- WORK TO COMPLETE:
Omitting the pictures, copy exactly each line from the one containing "Write the Chart.js code for this chart." up to and including the one containing "const zoneRange = [1.6, 1.7];".

[Code that draws figures]
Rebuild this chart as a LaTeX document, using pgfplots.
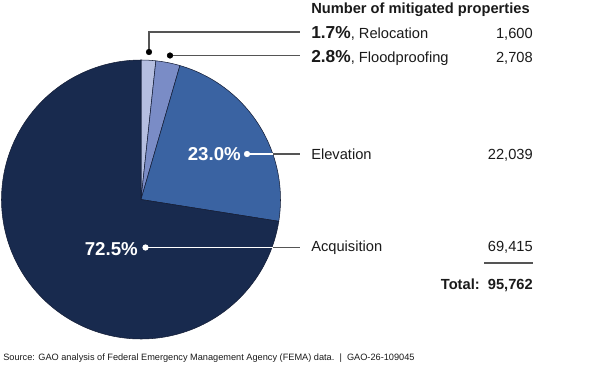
\documentclass[border=0pt]{standalone}
\usepackage{pgfplots}
\pgfplotsset{compat=1.18}
\usepackage{fontspec}
\setmainfont{Liberation Sans}
\definecolor{reloc}{HTML}{B5BEE0}
\definecolor{flood}{HTML}{7A8CC6}
\definecolor{elev}{HTML}{3A63A2}
\definecolor{acq}{HTML}{182A4E}
\definecolor{edgec}{HTML}{141D36}
\definecolor{linec}{HTML}{555555}
\definecolor{txt}{HTML}{1A1A1A}
\newcommand{\reg}{\fontsize{11}{13}\selectfont}
\newcommand{\bigpct}{\fontsize{13}{15}\selectfont\bfseries}
\begin{document}
\begin{tikzpicture}
\begin{axis}[
  scale only axis, width=450pt, height=273.75pt,
  xmin=0, xmax=600, ymin=0, ymax=365, y dir=reverse,
  hide axis, clip=false,
]
% full canvas (for the bounding box)
\path (axis cs:0,0) rectangle (axis cs:600,365);
% pie slices: percentages 1.7, 2.8, 23.0, 72.5 (clockwise from top)
\addplot[fill=reloc, draw=edgec, line width=0.4pt, domain={90-3.6*1.7}:90, samples=8]
  ({141+139.5*cos(x)},{199.5-139.5*sin(x)}) -- (141,199.5) -- cycle;
\addplot[fill=flood, draw=edgec, line width=0.4pt, domain={90-3.6*4.5}:{90-3.6*1.7}, samples=10]
  ({141+139.5*cos(x)},{199.5-139.5*sin(x)}) -- (141,199.5) -- cycle;
\addplot[fill=elev, draw=edgec, line width=0.4pt, domain={90-3.6*27.5}:{90-3.6*4.5}, samples=50]
  ({141+139.5*cos(x)},{199.5-139.5*sin(x)}) -- (141,199.5) -- cycle;
\addplot[fill=acq, draw=edgec, line width=0.4pt, domain={-270}:{90-3.6*27.5}, samples=140]
  ({141+139.5*cos(x)},{199.5-139.5*sin(x)}) -- (141,199.5) -- cycle;

% leader lines
\addplot[linec, line width=0.8pt, mark=none] coordinates {(149,52) (149,32) (300,32)};
\addplot[linec, line width=0.8pt, mark=none] coordinates {(170,55.5) (300,55.5)};
\addplot[linec, line width=0.8pt, mark=none] coordinates {(247,154) (300,154)};
\addplot[white, line width=0.8pt, mark=none] coordinates {(247,154) (272.9,154)};
\addplot[linec, line width=0.8pt, mark=none] coordinates {(145.5,247.5) (300,247.5)};
\addplot[white, line width=0.8pt, mark=none] coordinates {(145.5,247.5) (272.5,247.5)};
\addplot[only marks, mark=*, mark size=2.1pt, black] coordinates {(149,52) (170,55.5)};
\addplot[only marks, mark=*, mark size=2.1pt, white, mark options={draw=white, fill=white}] coordinates {(247,154) (145.5,247.5)};

% underline of last number
\addplot[linec, line width=0.8pt, mark=none] coordinates {(484,263) (533,263)};

% white percentage labels
\node[anchor=base east, text=white, font=\fontsize{14}{16}\selectfont\bfseries, inner sep=0pt] at (axis cs:241,160) {23.0\%};
\node[anchor=base east, text=white, font=\fontsize{14}{16}\selectfont\bfseries, inner sep=0pt] at (axis cs:138,255) {72.5\%};

% right-hand table
\node[anchor=base west, text=txt, font=\reg\bfseries, inner sep=0pt] at (axis cs:311,13) {Number of mitigated properties};
\node[anchor=base west, text=txt, inner sep=0pt] at (axis cs:311,38) {{\bigpct 1.7\%}{\reg, Relocation}};
\node[anchor=base west, text=txt, inner sep=0pt] at (axis cs:311,62) {{\bigpct 2.8\%}{\reg, Floodproofing}};
\node[anchor=base west, text=txt, font=\reg, inner sep=0pt] at (axis cs:311,159.5) {Elevation};
\node[anchor=base west, text=txt, font=\reg, inner sep=0pt] at (axis cs:311,251.5) {Acquisition};
\node[anchor=base east, text=txt, font=\reg, inner sep=0pt] at (axis cs:533,38) {1,600};
\node[anchor=base east, text=txt, font=\reg, inner sep=0pt] at (axis cs:533,62) {2,708};
\node[anchor=base east, text=txt, font=\reg, inner sep=0pt] at (axis cs:533,159.5) {22,039};
\node[anchor=base east, text=txt, font=\reg, inner sep=0pt] at (axis cs:533,251.5) {69,415};
\node[anchor=base east, text=txt, font=\reg\bfseries, inner sep=0pt] at (axis cs:533,289) {Total:\ \ 95,762};

% source
\node[anchor=base west, text=txt, font=\fontsize{6.9}{8}\selectfont, inner sep=0pt] at (axis cs:3,360.5) {Source: GAO analysis of Federal Emergency Management Agency (FEMA) data.\ \ |\ \ GAO-26-109045};
\end{axis}
\end{tikzpicture}
\end{document}
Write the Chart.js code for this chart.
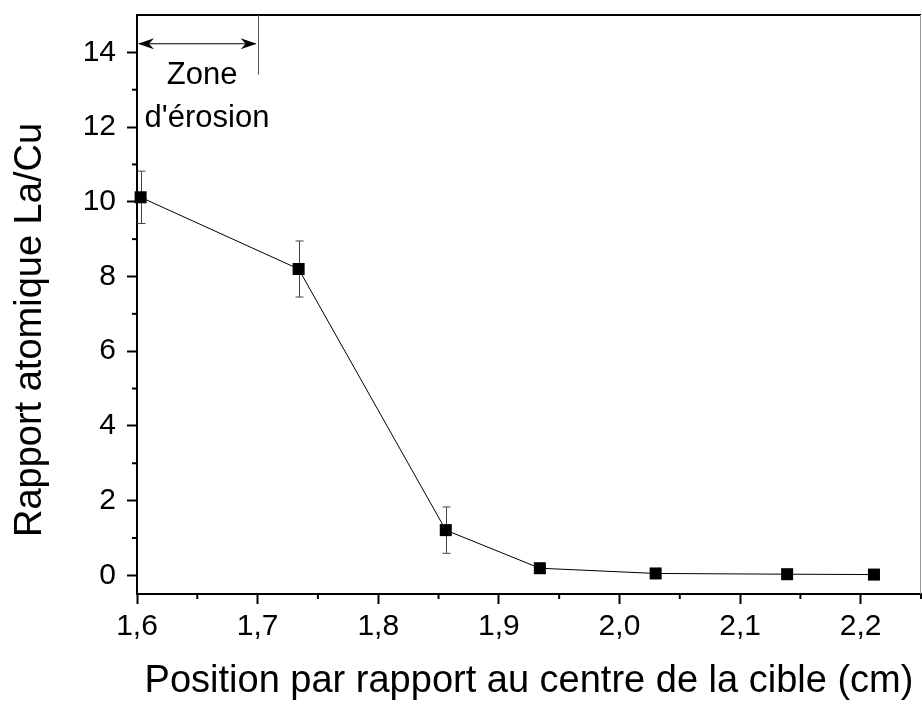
<!DOCTYPE html>
<html><head><meta charset="utf-8">
<script src="https://cdn.jsdelivr.net/npm/chart.js@4/dist/chart.umd.min.js"></script>
<style>html,body{margin:0;padding:0;background:#fff}#wrap{width:922px;height:704px}</style>
</head><body><div id="wrap"><canvas id="c" width="922" height="704"></canvas></div>
<script>
const positions = [1.603, 1.734, 1.856, 1.934, 2.030, 2.139, 2.211];
const ratios = [10.12, 8.20, 1.21, 0.19, 0.05, 0.03, 0.02];
const errors = [0.70, 0.75, 0.62, 0, 0, 0, 0];
const xTicks = [1.6, 1.7, 1.8, 1.9, 2.0, 2.1, 2.2];
const xMinorTicks = [1.65, 1.75, 1.85, 1.95, 2.05, 2.15, 2.25];
const yTicks = [0, 2, 4, 6, 8, 10, 12, 14];
const yMinorTicks = [1, 3, 5, 7, 9, 11, 13];
const xTitle = 'Position par rapport au centre de la cible (cm)';
const yTitle = 'Rapport atomique La/Cu';
const zoneLines = ['Zone', "d'érosion"];
const zoneRange = [1.6, 1.7];

const FONT = '"Liberation Sans", Arial, sans-serif';

const extras = {
  id: 'extras',
  beforeDatasetsDraw(chart) {
    const {ctx, scales: {x, y}} = chart;
    ctx.save();
    ctx.strokeStyle = '#444';
    ctx.lineWidth = 1;
    positions.forEach((p, i) => {
      const e = errors[i];
      if (!e) return;
      const px = Math.round(x.getPixelForValue(p)) + 0.5;
      const t = y.getPixelForValue(ratios[i] + e);
      const b = y.getPixelForValue(ratios[i] - e);
      ctx.beginPath();
      ctx.moveTo(px, t); ctx.lineTo(px, b);
      ctx.moveTo(px - 4, t); ctx.lineTo(px + 4, t);
      ctx.moveTo(px - 4, b); ctx.lineTo(px + 4, b);
      ctx.stroke();
    });
    ctx.restore();
  },
  afterDraw(chart) {
    const {ctx, chartArea: a, scales: {x, y}} = chart;
    ctx.save();
    // top & right frame
    ctx.strokeStyle = '#000';
    ctx.lineWidth = 2;
    ctx.beginPath(); ctx.moveTo(a.left - 1, a.top); ctx.lineTo(a.right, a.top); ctx.stroke();
    ctx.strokeStyle = '#999';
    ctx.lineWidth = 1;
    ctx.beginPath(); ctx.moveTo(a.right - 0.5, a.top); ctx.lineTo(a.right - 0.5, a.bottom); ctx.stroke();
    // minor ticks
    ctx.strokeStyle = '#000';
    ctx.lineWidth = 2;
    xMinorTicks.forEach(v => {
      const px = x.getPixelForValue(v);
      if (px > a.right + 1) return;
      ctx.beginPath(); ctx.moveTo(px, a.bottom); ctx.lineTo(px, a.bottom + 5); ctx.stroke();
    });
    yMinorTicks.forEach(v => {
      const py = y.getPixelForValue(v);
      ctx.beginPath(); ctx.moveTo(a.left, py); ctx.lineTo(a.left - 5, py); ctx.stroke();
    });
    // erosion zone annotation
    const x0 = x.getPixelForValue(zoneRange[0]);
    const x1 = x.getPixelForValue(zoneRange[1]);
    const ay = y.getPixelForValue(14.23);
    ctx.strokeStyle = '#000';
    ctx.fillStyle = '#000';
    ctx.lineWidth = 1;
    ctx.beginPath(); ctx.moveTo(x0 + 2, ay); ctx.lineTo(x1 - 2, ay); ctx.stroke();
    const head = (tx, dir) => {
      ctx.beginPath();
      ctx.moveTo(tx, ay);
      ctx.lineTo(tx + dir * 16, ay - 5.5);
      ctx.lineTo(tx + dir * 11, ay);
      ctx.lineTo(tx + dir * 16, ay + 5.5);
      ctx.closePath();
      ctx.fill();
    };
    head(x0 + 1, 1);
    head(x1 - 1, -1);
    ctx.strokeStyle = '#555';
    ctx.beginPath();
    ctx.moveTo(Math.round(x1) + 0.5, a.top);
    ctx.lineTo(Math.round(x1) + 0.5, y.getPixelForValue(13.4));
    ctx.stroke();
    ctx.fillStyle = '#000';
    ctx.font = '31px ' + FONT;
    ctx.textAlign = 'center';
    ctx.textBaseline = 'alphabetic';
    ctx.fillText(zoneLines[0], x.getPixelForValue(1.654), y.getPixelForValue(13.15));
    ctx.fillText(zoneLines[1], x.getPixelForValue(1.658), y.getPixelForValue(12.0));
    // y title
    ctx.translate(31, 330);
    ctx.rotate(-Math.PI / 2);
    ctx.font = '38px ' + FONT;
    ctx.textBaseline = 'middle';
    ctx.fillText(yTitle, 0, 0);
    ctx.restore();
  }
};

const fmt = v => v.toFixed(1).replace('.', ',');

new Chart(document.getElementById('c'), {
  type: 'line',
  data: {
    datasets: [{
      data: positions.map((p, i) => ({x: p, y: ratios[i]})),
      borderColor: '#000',
      borderWidth: 1,
      backgroundColor: '#000',
      pointStyle: 'rect',
      pointRadius: 8.5,
      pointBorderWidth: 0,
      pointBackgroundColor: '#000',
      tension: 0,
      clip: false
    }]
  },
  options: {
    responsive: false,
    animation: false,
    devicePixelRatio: 1,
    layout: {autoPadding: false, padding: {top: 15, right: 1, left: 0, bottom: 0}},
    plugins: {legend: {display: false}, tooltip: {enabled: false}},
    scales: {
      x: {
        type: 'linear',
        min: 1.6,
        max: 2.25,
        afterBuildTicks: s => { s.ticks = xTicks.map(v => ({value: v})); },
        afterFit: s => { s.height = 110; s.paddingLeft = 0; s.paddingRight = 0; },
        grid: {drawOnChartArea: false, tickLength: 10, tickWidth: 2, tickColor: '#000'},
        border: {color: '#000', width: 2},
        ticks: {
          color: '#000', font: {size: 30, family: FONT}, padding: 5,
          maxRotation: 0, autoSkip: false,
          callback: v => fmt(v)
        },
        title: {display: true, text: xTitle, color: '#000', font: {size: 38, family: FONT}, padding: {top: 3, bottom: 0}}
      },
      y: {
        type: 'linear',
        min: -0.5,
        max: 15,
        afterBuildTicks: s => { s.ticks = yTicks.map(v => ({value: v})); },
        afterFit: s => { s.width = 137; s.paddingTop = 0; s.paddingBottom = 0; },
        grid: {drawOnChartArea: false, tickLength: 10, tickWidth: 2, tickColor: '#000'},
        border: {color: '#000', width: 2},
        ticks: {color: '#000', font: {size: 30, family: FONT}, padding: 11, autoSkip: false,
          callback: v => String(v)}
      }
    }
  },
  plugins: [extras]
});
</script>
</body></html>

- WORKED ANSWER:
Write the Chart.js code for this chart.
<!DOCTYPE html>
<html><head><meta charset="utf-8">
<script src="https://cdn.jsdelivr.net/npm/chart.js@4/dist/chart.umd.min.js"></script>
<style>html,body{margin:0;padding:0;background:#fff}#wrap{width:922px;height:704px}</style>
</head><body><div id="wrap"><canvas id="c" width="922" height="704"></canvas></div>
<script>
const positions = [1.603, 1.734, 1.856, 1.934, 2.030, 2.139, 2.211];
const ratios = [10.12, 8.20, 1.21, 0.19, 0.05, 0.03, 0.02];
const errors = [0.70, 0.75, 0.62, 0, 0, 0, 0];
const xTicks = [1.6, 1.7, 1.8, 1.9, 2.0, 2.1, 2.2];
const xMinorTicks = [1.65, 1.75, 1.85, 1.95, 2.05, 2.15, 2.25];
const yTicks = [0, 2, 4, 6, 8, 10, 12, 14];
const yMinorTicks = [1, 3, 5, 7, 9, 11, 13];
const xTitle = 'Position par rapport au centre de la cible (cm)';
const yTitle = 'Rapport atomique La/Cu';
const zoneLines = ['Zone', "d'érosion"];
const zoneRange = [1.6, 1.7];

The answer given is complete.